Americans have been smoking fewer cigarettes over the past two decades. Last year, smoking was down 3% over 2004, and tobacco leaf production was 27% lower, the USDA said.
But some of those former smokers have become spitters.
As reported in CSP Daily News, Reynolds American Inc., got into the smokeless market earlier this year by purchasing Conwood, a private company that makes Kodiak snuff and Levi Garrett chewing tobacco. It makes great sense for us, Reynolds American spokesperson Maura Payne said. The U.S. cigarette industry is in decline. That's in part what made us interested in entering another tobacco category.
Reynolds American has also recently started selling a spitless tobacco called Camel Snus in at least two markets. Philip Morris USA has also said it will test a smokeless, spitless tobacco product called Taboka. The two products are similar and come in small pouches, which users put into their cheek but don't spit or chew. Taboka will be sold in 12-pouch containers, which are expected to cost about the same as a pack of cigarettes.
PM USA has said Taboka is designed for adult smokers who are interested in smokeless tobacco alternatives, but not necessarily the chewing, dipping and spitting products now on store shelves.

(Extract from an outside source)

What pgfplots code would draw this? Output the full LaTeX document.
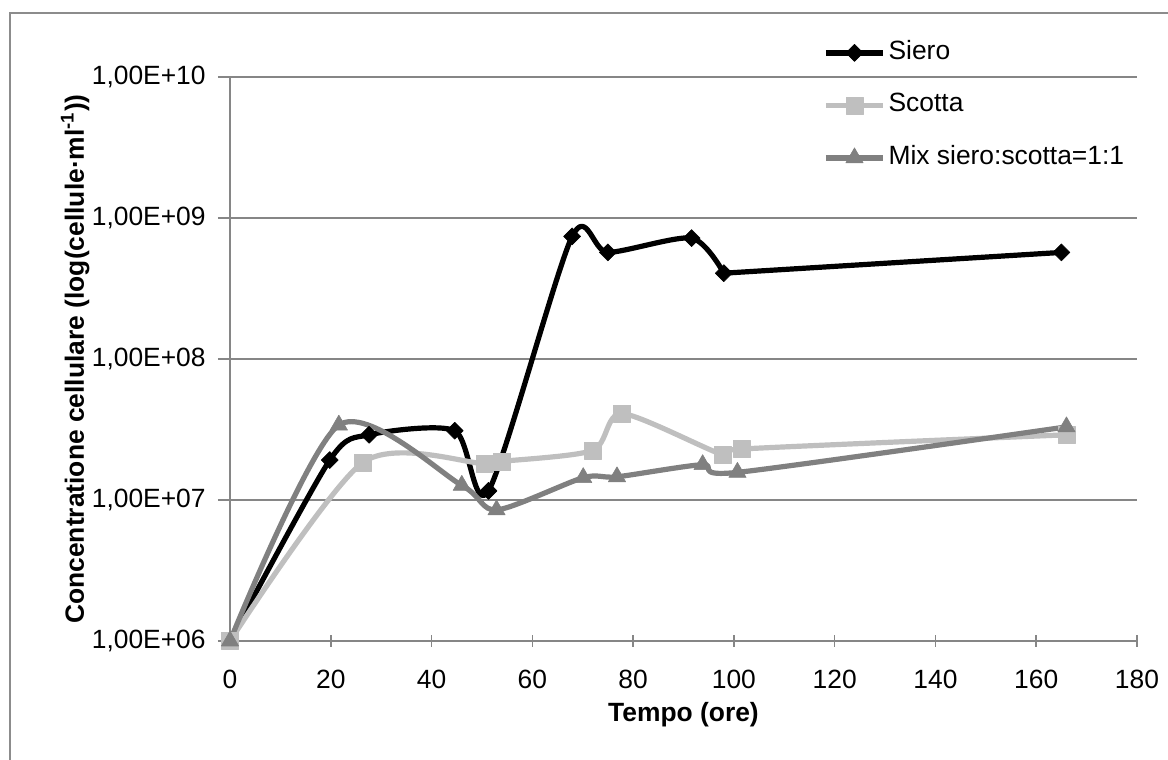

Farmers significantly cut back growing burley tobacco after Congress passed the $10.1 billion tobacco buyout in 2004, ending the industry's Depression-era production and price controls and replacing them with a free-market system.

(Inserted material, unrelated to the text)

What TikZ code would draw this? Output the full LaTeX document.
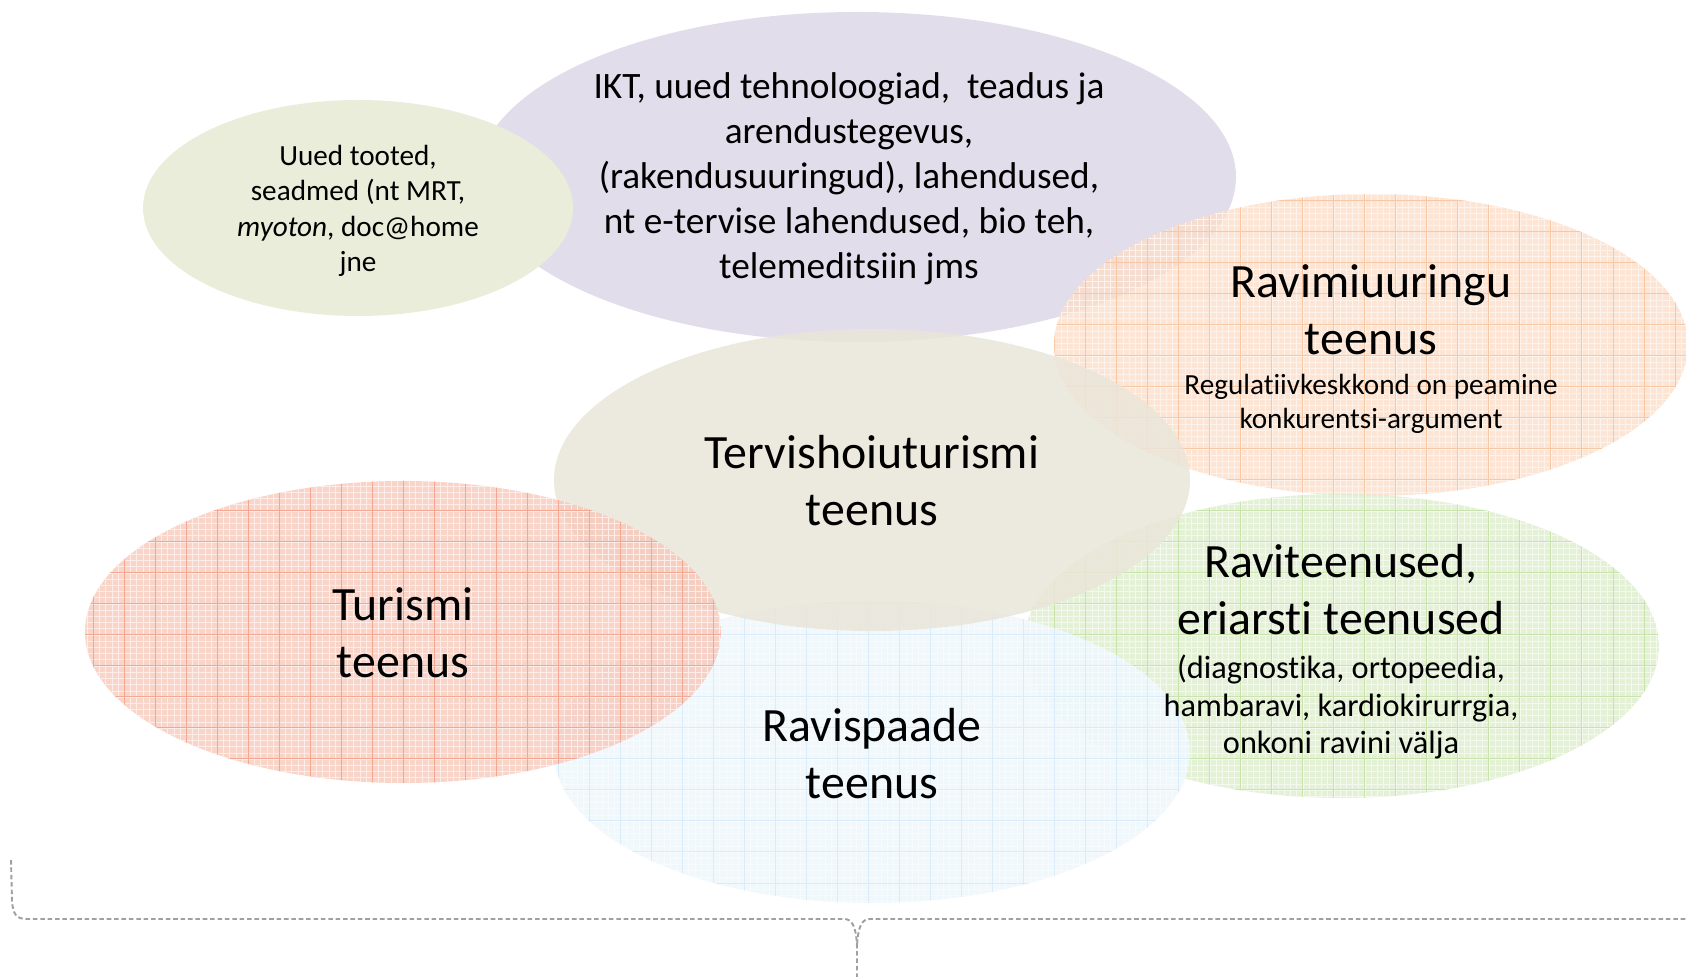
\documentclass[tikz,border=0pt]{standalone}
\usepackage{fontspec}
\setmainfont{Carlito}[Ligatures=CommonOff]
\usepackage{tikz}
\definecolor{iktfill}{RGB}{221,215,231}
\definecolor{toodefill}{RGB}{233,237,218}
\definecolor{ravimfill}{RGB}{251,223,202}
\definecolor{ravimgrid}{RGB}{248,200,165}
\definecolor{ravifill}{RGB}{223,238,204}
\definecolor{ravigrid}{RGB}{200,228,170}
\definecolor{spafill}{RGB}{239,247,252}
\definecolor{spagrid}{RGB}{218,236,249}
\definecolor{kesfill}{RGB}{233,229,217}
\definecolor{turfill}{RGB}{247,197,183}
\definecolor{turgrid}{RGB}{244,168,145}
\definecolor{bracegray}{RGB}{160,160,160}
\tikzset{
  bigtxt/.style={font=\fontsize{13.6}{16.2}\selectfont, align=center},
  subtxt/.style={font=\fontsize{8.3}{9.8}\selectfont, align=center},
  bracedash/.style={draw=bracegray, line width=0.55pt, dash pattern=on 1.3pt off 0.8pt}
}
\def\gridblob[#1](#2)(#3:#4)#5% Syntax: [fill options] (center) (x radius:y radius){grid colour}
    { \begin{scope}
        \clip (#2) ellipse ({#3} and {#4});
        \fill[#1] (#2) ellipse ({#3} and {#4});
        \draw[#5!22, line width=0.08pt, step=0.062cm] (0,0) grid (1686,976);
        \draw[#5, line width=0.25pt, step=0.31cm] (0,0) grid (1686,976);
      \end{scope} }

\begin{document}
\begin{tikzpicture}[x=0.01cm,y=0.01cm]
   \clip (0,0) rectangle (1686,976);

   % ellipses, back to front
   \fill[iktfill, fill opacity=0.85] (857,799) ellipse (379 and 165);
   \fill[toodefill] (358,768) ellipse (215 and 108);
   \gridblob[ravimfill, fill opacity=0.8](1371,631)(317:151){ravimgrid}
   \gridblob[ravifill, fill opacity=0.8](1341,330)(318:152){ravigrid}
   \gridblob[spafill, fill opacity=0.9](872,224)(318:151){spagrid}
   \fill[kesfill, fill opacity=0.85] (872,496) ellipse (318 and 151);
   \gridblob[turfill, fill opacity=0.75](403,344)(318:151){turgrid}

   % texts
   \node[font=\fontsize{10.6}{12.8}\selectfont, align=center] (ikt) at (849,797)
     {IKT, uued tehnoloogiad,\ \ teadus ja\\ arendustegevus,\\ (rakendusuuringud), lahendused,\\ nt e-tervise lahendused, bio teh,\\ telemeditsiin jms};
   \node[font=\fontsize{8.3}{10.1}\selectfont, align=center] (tooted) at (358,765)
     {Uued tooted,\\ seadmed (nt MRT,\\ \textit{myoton}, doc@home\\ jne};
   \node[bigtxt] (ravim) at (1371,666) {Ravimiuuringu\\ teenus};
   \node[subtxt] (ravimsub) at (1371,572) {Regulatiivkeskkond on peamine\\ konkurentsi-argument};
   \node[bigtxt] (kesk) at (872,495) {Tervishoiuturismi\\ teenus};
   \node[bigtxt] (turism) at (403,343) {Turismi\\ teenus};
   \node[bigtxt] (spa) at (872,222) {Ravispaade\\ teenus};
   \node[bigtxt] (ravi) at (1341,386) {Raviteenused,\\ eriarsti teenused};
   \node[font=\fontsize{9.2}{10.55}\selectfont, align=center] (ravisub) at (1341,269)
     {(diagnostika, ortopeedia,\\ hambaravi, kardiokirurrgia,\\ onkoni ravini välja};

   % brace
   \coordinate (tip) at (857,-5);
   \draw[bracedash] (11,116) -- (12,75) .. controls (13,62) and (16,57) .. (27,57)
     -- (844,57) .. controls (852,57) and (856,50) .. (857,30) -- (tip);
   \draw[bracedash] (1700,57) -- (870,57) .. controls (862,57) and (858,50) .. (857,30);
\end{tikzpicture}
\end{document}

Bronson Frick, associate director of Americans for Non-Smokers Rights, said part of the decrease in smokingand increase in chewinghas to do with public smoking bans. More than three dozen communities and states have already passed anti-smoking laws, he said.

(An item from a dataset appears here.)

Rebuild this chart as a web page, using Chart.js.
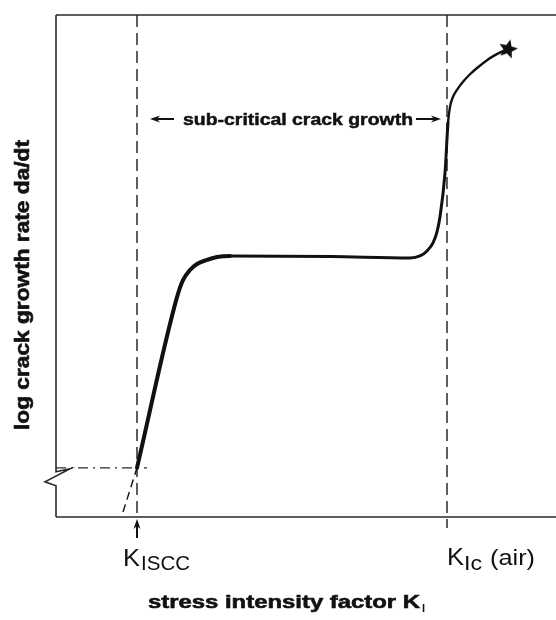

And in related news, R.J. Reynolds is expected to invest millions in Arizona to defeat a statewide smoking ban on the November ballot and support a compromise measure that would strike down more restrictive local ordinances. The maker of Camel, Kool and other cigarette brands said it would spend $40 million on campaigns in Arizona, Missouri, California and Ohio, reported The Arizona Republic.
The Smoke-Free Arizona initiative would ban smoking in most enclosed public places except outdoor patios, designated hotel rooms, fraternal clubs when not open to the public and tobacco shops with separate ventilation. There would be no exception for bars.
That initiative also would create a two-cents-per-pack tobacco tax to fund enforcement of the restrictions.
The tobacco-backed measure does not include any funding for enforcement, said the report. And while creating a statewide ordinance, it would strip local governments of their ability to pass all-out bans, as Tempe, Ariz., voters did in 2002.
R.J. Reynolds' investment in Arizona is similar to its efforts in Ohio, the newspaper said, where the company is backing a campaign called Smoke Less Ohio to compete with a more restrictive smoking ban. In California and Missouri, the company is targeting ballot proposals to raise tobacco taxes. California voters will weigh whether to boost taxes of cigarettes and other tobacco products by $2.60, to $3.47 per pack, to fund health care programs and other projects. In Missouri, voters will be asked to raise cigarette taxes to 97 cents per pack from 17 cents and increase taxes on other tobacco products by 20%.
In addition to the competing smoking restriction initiatives, Arizona voters in November will also be asked to vote on a significant increase in tobacco taxes to fund early childhood programs. The First Things First initiative, the brainchild of the Basha grocery store family, would boost taxes on cigarettes 80 cents, to $1.98 per pack. That's just as large as the tobacco tax being considered in Missouri.